India is one the careless nations which does not seem take waste management seriously. It is rightly termed as a country underdevelopment despite having potential to make the system work by adopting advanced useful methods.
The country's urban part is said to be the third largest garbage generator in the world, which is expected to rise to 436 million tonnes by 2050. Metropolitan cities such as Delhi, Mumbai, Chennai, Hyderabad, Bangalore and Kolkata alone produce nearly 10 million tonnes of garbage. Moreover, 94% of the total municipal waste is dumped on the land and 5% is composted.

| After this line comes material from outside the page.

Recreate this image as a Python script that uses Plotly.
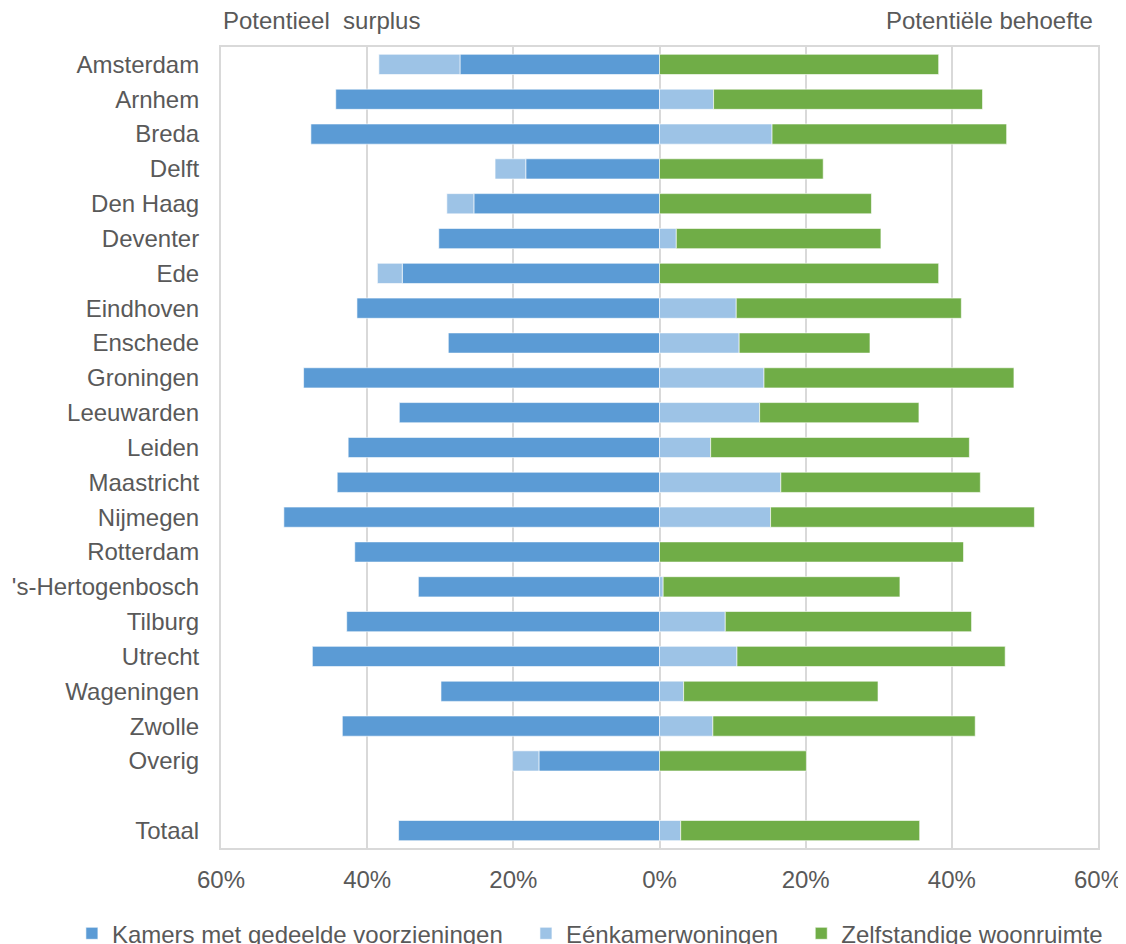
import plotly.graph_objects as go

cities = ["Amsterdam", "Arnhem", "Breda", "Delft", "Den Haag", "Deventer", "Ede",
          "Eindhoven", "Enschede", "Groningen", "Leeuwarden", "Leiden", "Maastricht",
          "Nijmegen", "Rotterdam", "'s-Hertogenbosch", "Tilburg", "Utrecht",
          "Wageningen", "Zwolle", "Overig", "Totaal"]
# row positions (a blank row before Totaal)
rows = list(range(21)) + [22]

# values in % (negative = potentieel surplus, positive = potentiele behoefte)
kamers = [-27.3, -44.3, -47.7, -18.3, -25.4, -30.2, -35.2, -41.4, -28.9, -48.7, -35.6,
          -42.6, -44.1, -51.4, -41.7, -33.0, -42.8, -47.5, -29.9, -43.4, -16.5, -35.7]
eenkamer = [-11.1, 7.4, 15.4, -4.2, -3.7, 2.3, -3.4, 10.5, 10.9, 14.3, 13.7,
            7.0, 16.6, 15.2, 0.0, 0.5, 9.0, 10.6, 3.3, 7.3, -3.6, 2.9]
zelfstandig = [38.2, 36.8, 32.1, 22.4, 29.0, 28.0, 38.2, 30.8, 17.9, 34.2, 21.8,
               35.4, 27.3, 36.1, 41.6, 32.4, 33.7, 36.7, 26.6, 35.9, 20.1, 32.7]

x_ticks = [-60, -40, -20, 0, 20, 40, 60]
x_labels = ["60%", "40%", "20%", "0%", "20%", "40%", "60%"]

series_names = ["Kamers met gedeelde voorzieningen", "Eénkamerwoningen",
                "Zelfstandige woonruimte"]
series_values = [kamers, eenkamer, zelfstandig]
series_colors = ["#5B9BD5", "#9DC3E6", "#70AD47"]

FONT = "Arial, 'Liberation Sans', sans-serif"
TXT = "#595959"
GRID = "#D9D9D9"
PAD = "\u00a0\u00a0\u2009"  # extra spacing between legend entries

fig = go.Figure()
for i, (name, vals, col) in enumerate(zip(series_names, series_values, series_colors)):
    fig.add_trace(go.Bar(
        y=rows, x=vals, name=name + (PAD if i < 2 else ""), orientation="h", width=0.58,
        marker=dict(color=col, line=dict(color="rgba(255,255,255,0.6)", width=1)),
    ))

fig.update_layout(
    width=1118, height=936,
    barmode="relative",
    paper_bgcolor="white", plot_bgcolor="white",
    margin=dict(l=213, r=28, t=39, b=96, autoexpand=False),
    font=dict(family=FONT, size=24, color=TXT),
    showlegend=True,
    legend=dict(
        orientation="h", xref="paper", yref="paper",
        x=-0.170, xanchor="left", y=-0.107, yanchor="middle",
        font=dict(size=24, color=TXT), traceorder="normal",
        bgcolor="rgba(0,0,0,0)", tracegroupgap=0,
    ),
    xaxis=dict(
        range=[-60, 60], tickvals=x_ticks, ticktext=x_labels,
        showgrid=True, gridcolor=GRID, gridwidth=2,
        zeroline=True, zerolinecolor=GRID, zerolinewidth=2,
        showline=True, linecolor=GRID, linewidth=2, mirror=True,
        ticks="", ticklabelstandoff=9, automargin=False,
        tickfont=dict(size=24, color=TXT),
    ),
    yaxis=dict(
        range=[22.5, -0.5], tickvals=rows, ticktext=cities,
        showgrid=False, zeroline=False,
        showline=True, linecolor=GRID, linewidth=2, mirror=True,
        ticks="", ticklabelstandoff=15, automargin=False,
        tickfont=dict(size=24, color=TXT),
    ),
    annotations=[
        dict(text="Potentieel\u00a0 surplus", xref="paper", yref="paper",
             x=0, y=1, xanchor="left", yanchor="bottom", yshift=11,
             showarrow=False, font=dict(size=24, color=TXT)),
        dict(text="Potentiële behoefte", xref="paper", yref="paper",
             x=0.9966, y=1, xanchor="right", yanchor="bottom", yshift=11,
             showarrow=False, font=dict(size=24, color=TXT)),
    ],
)

fig.write_html("out.html")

A 2009 report released by the Central Pollution Control Board (CPCB) indicates that around 62 million tonnes of solid waste is produced every year in the country, of which less than 20% or only 12 million tonnes are treated - which essentially means that the remaining 52 million tonnes of waste remain 'untreated' and contaminate land or make its way into rivers, lakes and wetlands.
In 2015, the CPCB issued statutory notices to municipal commissioners of 184 towns to ensure proper management of domestic sewage and solid waste, but no avail till now.

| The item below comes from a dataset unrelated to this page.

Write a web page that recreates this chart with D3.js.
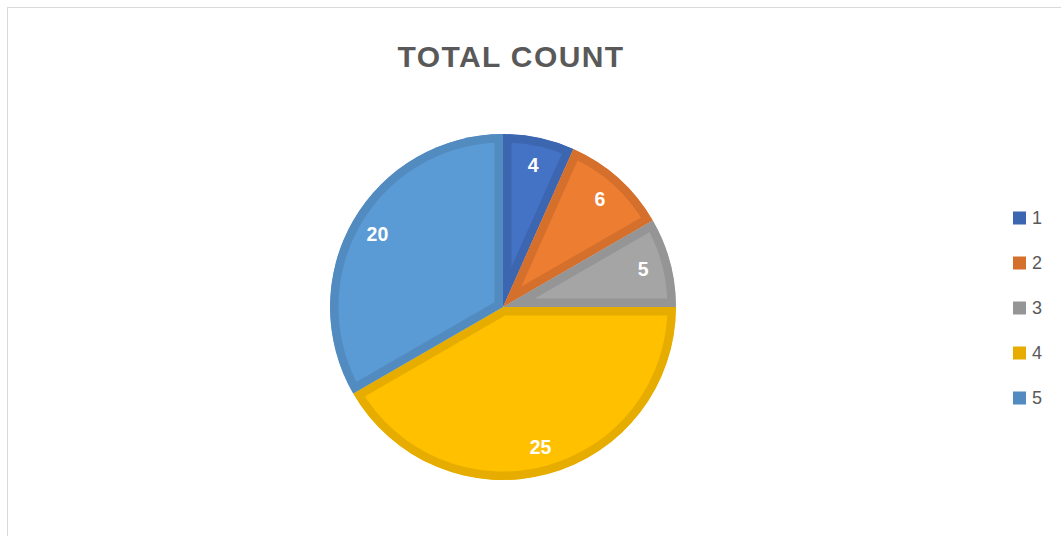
<!DOCTYPE html>
<html>
<head>
<meta charset="utf-8">
<script src="https://cdn.jsdelivr.net/npm/d3@7"></script>
<style>
  body { margin: 0; background: #fff; }
  svg { display: block; }
</style>
</head>
<body>
<script>
// chart data
var categories = ["1", "2", "3", "4", "5"];
var counts = [4, 6, 5, 25, 20];
var fills = ["#4472C4", "#ED7D31", "#A5A5A5", "#FFC000", "#5B9BD5"];
var borders = ["#3D66B1", "#D5702C", "#959595", "#E6AD00", "#528BC0"];
var title = "TOTAL COUNT";

var width = 1061, height = 536;
var cx = 503, cy = 307, radius = 173, border = 8.5;

var svg = d3.select("body").append("svg")
    .attr("width", width)
    .attr("height", height);

// chart area frame
svg.append("rect")
    .attr("x", 7.5).attr("y", 7.5)
    .attr("width", width + 10).attr("height", height + 10)
    .attr("fill", "#fff")
    .attr("stroke", "#D9D9D9")
    .attr("stroke-width", 1);

svg.append("text")
    .attr("x", 511).attr("y", 67)
    .attr("text-anchor", "middle")
    .style("font-family", "'Liberation Sans', Arial, sans-serif")
    .style("font-weight", "bold")
    .style("font-size", "30px")
    .style("letter-spacing", "1.4px")
    .attr("fill", "#595959")
    .text(title);

var pie = d3.pie().sort(null).value(function(d) { return d; });
var arcs = pie(counts);
var arc = d3.arc().innerRadius(0).outerRadius(radius);
var labelArc = d3.arc().innerRadius(145).outerRadius(145);

var g = svg.append("g")
    .attr("transform", "translate(" + cx + "," + cy + ")");

var defs = svg.append("defs");
defs.selectAll("clipPath")
    .data(arcs)
    .enter().append("clipPath")
    .attr("id", function(d, i) { return "slice" + i; })
    .append("path")
    .attr("d", arc);

//slices, border kept inside each slice
g.selectAll(".slice")
    .data(arcs)
    .enter().append("path")
    .attr("class", "slice")
    .attr("d", arc)
    .attr("clip-path", function(d, i) { return "url(#slice" + i + ")"; })
    .attr("fill", function(d, i) { return fills[i]; })
    .attr("stroke", function(d, i) { return borders[i]; })
    .attr("stroke-width", border * 2)
    .attr("stroke-linejoin", "miter");

g.selectAll(".lbl")
    .data(arcs)
    .enter().append("text")
    .attr("class", "lbl")
    .attr("transform", function(d) { return "translate(" + labelArc.centroid(d) + ")"; })
    .attr("text-anchor", "middle")
    .attr("dy", "0.35em")
    .style("font-family", "'Liberation Sans', Arial, sans-serif")
    .style("font-weight", "bold")
    .style("font-size", "19.5px")
    .attr("fill", "#fff")
    .text(function(d) { return d.data; });

// legend
var ly = d3.scalePoint().domain(categories).range([218, 398]);
var legend = svg.selectAll(".leg")
    .data(categories)
    .enter().append("g")
    .attr("class", "leg")
    .attr("transform", function(d) { return "translate(1013," + ly(d) + ")"; });

legend.append("rect")
    .attr("x", 0).attr("y", -6.5)
    .attr("width", 13).attr("height", 13)
    .attr("fill", function(d, i) { return borders[i]; });

legend.append("text")
    .attr("x", 19).attr("dy", "0.35em")
    .style("font-family", "'Liberation Sans', Arial, sans-serif")
    .style("font-size", "18px")
    .attr("fill", "#595959")
    .text(function(d) { return d; });
</script>
</body>
</html>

The situation has become so gloomy that overflowing landfills is another major issue that has not been addressed yet. It is said that there is no space to accommodate fresh garbage waste till date.
An expert at the Centre of Science and Environment opined that instead of constructing new landfill sites, the government should be really looking into innovative methods to dispose and recycle its waste. The reason why most landfill sites are over-flowing is because the current waste disposal system is flawed.

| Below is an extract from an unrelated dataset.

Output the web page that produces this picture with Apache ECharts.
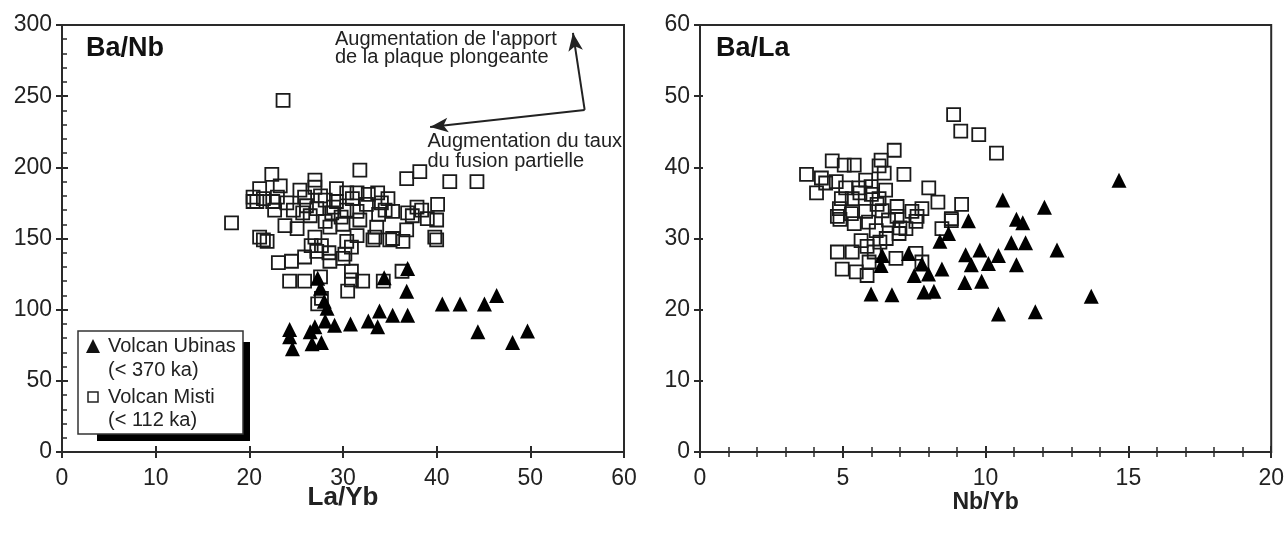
<!DOCTYPE html>
<html><head><meta charset="utf-8">
<script src="https://cdn.jsdelivr.net/npm/echarts@6/dist/echarts.min.js"></script>
<style>html,body{margin:0;padding:0;background:#fff}#c{width:1287px;height:539px}</style>
</head><body><div id="c"></div>
<script>
// ---- Data (left panel: La/Yb vs Ba/Nb) ----
const ubinasLaYb_BaNb = [
  [27.3,122],[34.4,122.5],[36.9,129],[27.6,115],[36.8,113],[28.3,101],[28.0,106],
  [33.9,99],[35.3,96],[36.9,96],[40.6,104],[42.5,104],[45.1,104],[46.4,110],
  [44.4,84.5],[48.1,77],[49.7,85],[29.1,89],[30.8,90],[32.7,92],[33.7,88],[28.1,92],
  [24.3,81],[24.6,72.5],[26.5,84.5],[26.7,76],[27.7,77],[27.0,88],[24.3,86]
];
const mistiLaYb_BaNb = [
  [23.6,247],[31.8,198],[36.8,192],[38.2,197],[41.4,190],[44.3,190],[22.4,195],[21.1,185],
  [23.3,187],[27.0,191],[27.0,186],[25.4,184],[20.4,179],[29.3,185],[30.4,182],[31.5,182],
  [33.7,182],[32.7,181],[40.1,174],[18.1,161],[20.4,176],[40.0,163],[39.8,151],[39.0,164],
  [37.9,172],[36.9,168],[35.3,169],[34.5,170],[36.8,156],[35.3,150],[33.6,158],[33.4,151],
  [31.8,163],[31.5,169],[30.4,170],[29.3,176],[28.1,177],[27.2,171],[26.1,173],[25.7,168],
  [24.7,170],[23.8,159],[25.1,157],[22.5,176],[22.7,170],[20.8,176],[21.1,151],[21.9,148],
  [27.0,151],[27.7,145],[30.4,148],[28.1,162],[23.1,133],[24.5,134],[25.9,137],[27.2,141],
  [28.6,134],[30.0,136],[30.2,139],[30.9,144],[24.3,120],[25.9,120],[30.9,127],[30.9,121],
  [32.1,120],[30.5,113],[34.3,120],[36.3,127],[27.3,104],[33.2,149],[35.0,149],[36.4,148],
  [40.0,149],[21.5,149],[26.5,166],[28.8,168],[29.8,165],[31.0,178],[32.5,174],[34.1,175],
  [21.5,178],[23.0,179],[24.0,175],[25.9,179],[27.6,180],[29.0,172],[30.0,160],[28.6,158],
  [26.6,145],[27.6,123],[28.5,140],[31.5,152],[33.8,167],[38.4,170],[37.4,166],[34.8,178],
  [27.7,108]
];
// ---- Data (right panel: Nb/Yb vs Ba/La) ----
const ubinasNbYb_BaLa = [
  [14.67,38.2],[10.6,35.4],[12.06,34.4],[9.4,32.5],[11.08,32.7],[11.3,32.2],[10.9,29.4],
  [11.4,29.4],[12.5,28.4],[9.8,28.4],[10.45,27.6],[9.3,27.7],[9.5,26.3],[11.08,26.3],
  [10.1,26.5],[9.27,23.8],[9.86,24.0],[13.7,21.9],[10.45,19.4],[11.74,19.7],[8.4,29.6],
  [8.7,30.7],[7.3,27.9],[7.77,26.4],[8.47,25.7],[7.5,24.8],[7.84,22.5],[8.19,22.6],
  [5.99,22.2],[6.72,22.1],[6.34,26.2],[6.38,27.6],[8.0,25.0]
];
const mistiNbYb_BaLa = [
  [8.88,47.4],[9.13,45.1],[9.76,44.6],[10.38,42.0],[6.8,42.4],[6.34,41.0],[4.63,40.9],
  [5.05,40.3],[5.4,40.3],[3.73,39.0],[7.14,39.0],[6.27,40.2],[6.45,39.2],[8.01,37.1],
  [8.33,35.1],[9.16,34.8],[8.8,32.8],[4.25,38.5],[4.4,37.8],[4.08,36.4],[4.77,38.0],
  [5.1,37.1],[5.57,37.1],[4.95,35.6],[5.33,35.6],[5.8,38.2],[5.99,37.3],[6.27,35.6],
  [4.88,34.2],[4.81,33.1],[5.3,33.5],[5.8,33.8],[6.38,33.9],[6.9,34.5],[7.42,33.8],
  [7.77,34.2],[7.6,33.1],[6.9,33.1],[4.81,28.1],[5.33,28.1],[4.98,25.7],[5.47,25.3],
  [5.85,24.8],[5.92,26.7],[5.64,29.7],[6.17,31.1],[6.52,30.0],[6.86,27.2],[7.77,26.7],
  [7.56,27.9],[8.47,31.4],[8.8,32.5],[5.4,32.1],[4.9,32.7],[7.56,32.4],[7.21,31.4],
  [6.97,30.7],[6.1,28.1],[5.85,28.9],[6.0,36.2],[6.2,34.8],[5.6,36.4],[6.6,32.6],
  [5.9,32.3],[6.5,36.8],[7.0,31.5],[6.3,29.5]
];
// ---- Axis ticks ----
const leftX = {min:0, max:60, interval:10};
const leftY = {min:0, max:300, interval:50};
const rightX = {min:0, max:20, interval:5};
const rightY = {min:0, max:60, interval:10};
// arrow annotation (data coordinates of left panel)
const arrowCorner = [55.8, 240.3], arrowUp = [54.55, 294.4], arrowLeft = [39.3, 228.4];

const FONT = "'Liberation Sans', Arial, sans-serif";
const AX = '#2a2a2a';
function mainAxis(r, opts) {
  return Object.assign({
    type:'value', min:r.min, max:r.max, interval:r.interval,
    axisLine:{show:true, onZero:false, lineStyle:{color:AX, width:2}},
    axisTick:{show:true, inside:false, length:6, lineStyle:{color:AX, width:2}},
    axisLabel:{color:'#222', fontSize:23, fontFamily:FONT},
    splitLine:{show:false}
  }, opts);
}
function overlayAxis(r, opts) {
  return Object.assign({
    type:'value', min:r.min, max:r.max, interval:r.interval,
    axisLine:{show:false, onZero:false},
    axisTick:{show:true, inside:true, length:6, lineStyle:{color:AX, width:2}},
    axisLabel:{show:false}, splitLine:{show:false}
  }, opts);
}
const sq = {symbol:'rect', symbolSize:13, itemStyle:{color:'rgba(0,0,0,0)', borderColor:'#1a1a1a', borderWidth:1.8, opacity:1}};
const tri = {symbol:'triangle', symbolSize:15, itemStyle:{color:'#000', opacity:1}};

const chart = echarts.init(document.getElementById('c'));
chart.setOption({
  animation:false,
  grid:[
    {left:62, right:663, top:25, bottom:87, show:true, borderColor:AX, borderWidth:2, backgroundColor:'transparent'},
    {left:700, right:13, top:25, bottom:87, show:true, borderColor:AX, borderWidth:2, backgroundColor:'transparent'}
  ],
  xAxis:[
    mainAxis(leftX, {gridIndex:0, position:'bottom', name:'La/Yb', nameLocation:'middle', nameGap:33, nameMoveOverlap:false,
      nameTextStyle:{fontSize:26, fontWeight:'bold', fontFamily:FONT, color:'#222', verticalAlign:'top'},
      axisLabel:{color:'#222', fontSize:23, fontFamily:FONT, margin:15}}),
    overlayAxis(leftX, {gridIndex:0, position:'bottom'}),
    mainAxis(rightX, {gridIndex:1, position:'bottom', name:'Nb/Yb', nameLocation:'middle', nameGap:39, nameMoveOverlap:false,
      nameTextStyle:{fontSize:23, fontWeight:'bold', fontFamily:FONT, color:'#222', verticalAlign:'top'},
      axisLabel:{color:'#222', fontSize:23, fontFamily:FONT, margin:15},
      minorTick:{show:true, splitNumber:5, length:5, lineStyle:{color:AX, width:1.5}}}),
    overlayAxis(rightX, {gridIndex:1, position:'bottom', minorTick:{show:true, splitNumber:5, length:5, lineStyle:{color:AX, width:1.5}}})
  ],
  yAxis:[
    mainAxis(leftY, {gridIndex:0, position:'left', axisLabel:{color:'#222', fontSize:23, fontFamily:FONT, margin:10}}),
    overlayAxis(leftY, {gridIndex:0, position:'left', minorTick:{show:true, splitNumber:5, length:5, lineStyle:{color:AX, width:1.5}}}),
    mainAxis(rightY, {gridIndex:1, position:'left', axisLabel:{color:'#222', fontSize:23, fontFamily:FONT, margin:10}}),
    overlayAxis(rightY, {gridIndex:1, position:'left', axisTick:{show:true, inside:true, length:3, lineStyle:{color:AX, width:2}}})
  ],
  series:[
    Object.assign({type:'scatter', name:'Volcan Misti', xAxisIndex:0, yAxisIndex:0, data:mistiLaYb_BaNb}, sq),
    Object.assign({type:'scatter', name:'Volcan Ubinas', xAxisIndex:0, yAxisIndex:0, data:ubinasLaYb_BaNb}, tri),
    Object.assign({type:'scatter', name:'Volcan Misti', xAxisIndex:2, yAxisIndex:2, data:mistiNbYb_BaLa}, sq),
    Object.assign({type:'scatter', name:'Volcan Ubinas', xAxisIndex:2, yAxisIndex:2, data:ubinasNbYb_BaLa}, tri),
    {type:'scatter', xAxisIndex:0, yAxisIndex:0, data:[], silent:true,
     markLine:{silent:true, symbol:['none','arrow'], symbolSize:[11,18], label:{show:false},
       lineStyle:{color:'#222', width:2, type:'solid'},
       data:[[{coord:arrowCorner},{coord:arrowUp}],[{coord:arrowCorner},{coord:arrowLeft}]]}}
  ],
  graphic:[
    {type:'text', left:86, top:35, style:{text:'Ba/Nb', font:'bold 27px '+FONT, fill:'#111'}},
    {type:'text', left:716, top:35, style:{text:'Ba/La', font:'bold 27px '+FONT, fill:'#111'}},
    {type:'text', left:335, top:29, style:{text:"Augmentation de l'apport\nde la plaque plongeante", font:'20px '+FONT, fill:'#222', lineHeight:18}},
    {type:'text', right:1287-622, top:131, style:{text:'Augmentation du taux\ndu fusion partielle', font:'20px '+FONT, fill:'#222', lineHeight:20, align:'right'}},
    {type:'rect', shape:{x:97, y:342, width:153, height:99}, style:{fill:'#000'}},
    {type:'rect', shape:{x:78, y:331, width:165, height:103}, style:{fill:'#fff', stroke:'#333', lineWidth:1.5}},
    {type:'polygon', shape:{points:[[93,339],[86,353],[100,353]]}, style:{fill:'#111'}},
    {type:'rect', shape:{x:88, y:392, width:10, height:10}, style:{fill:'#fff', stroke:'#222', lineWidth:1.5}},
    {type:'text', left:108, top:336, style:{text:'Volcan Ubinas', font:'20px '+FONT, fill:'#222'}},
    {type:'text', left:108, top:360, style:{text:'(< 370 ka)', font:'20px '+FONT, fill:'#222'}},
    {type:'text', left:108, top:387, style:{text:'Volcan Misti', font:'20px '+FONT, fill:'#222'}},
    {type:'text', left:108, top:410, style:{text:'(< 112 ka)', font:'20px '+FONT, fill:'#222'}}
  ]
});
</script></body></html>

A study conducted by scientists at the School of Environmental Sciences in Jawaharlal Nehru University found that high levels of nickel, zinc, arsenic, lead, chromium and other metals are part of the solid waste at landfills in many metro cities, especially in Delhi.
Thus, to make this country a better place, it is suggested that the entire nation should follow the basic steps to dispose waste; the steps include: Collection; Segregation; Dumping; Composting; Drainage and Treatment of effluents before discharge.
A four bin system is advisable to simply segregate house waste. Throwing kitchen waste or organic waste in a green bin, Inert waste (waste which is neither chemically or biologically reactive and will not decompose like diapers etc.) in a black bag, a white bin for waste that is recyclable like milk packets, oil, plastics and a black bin for all the hazardous waste materials.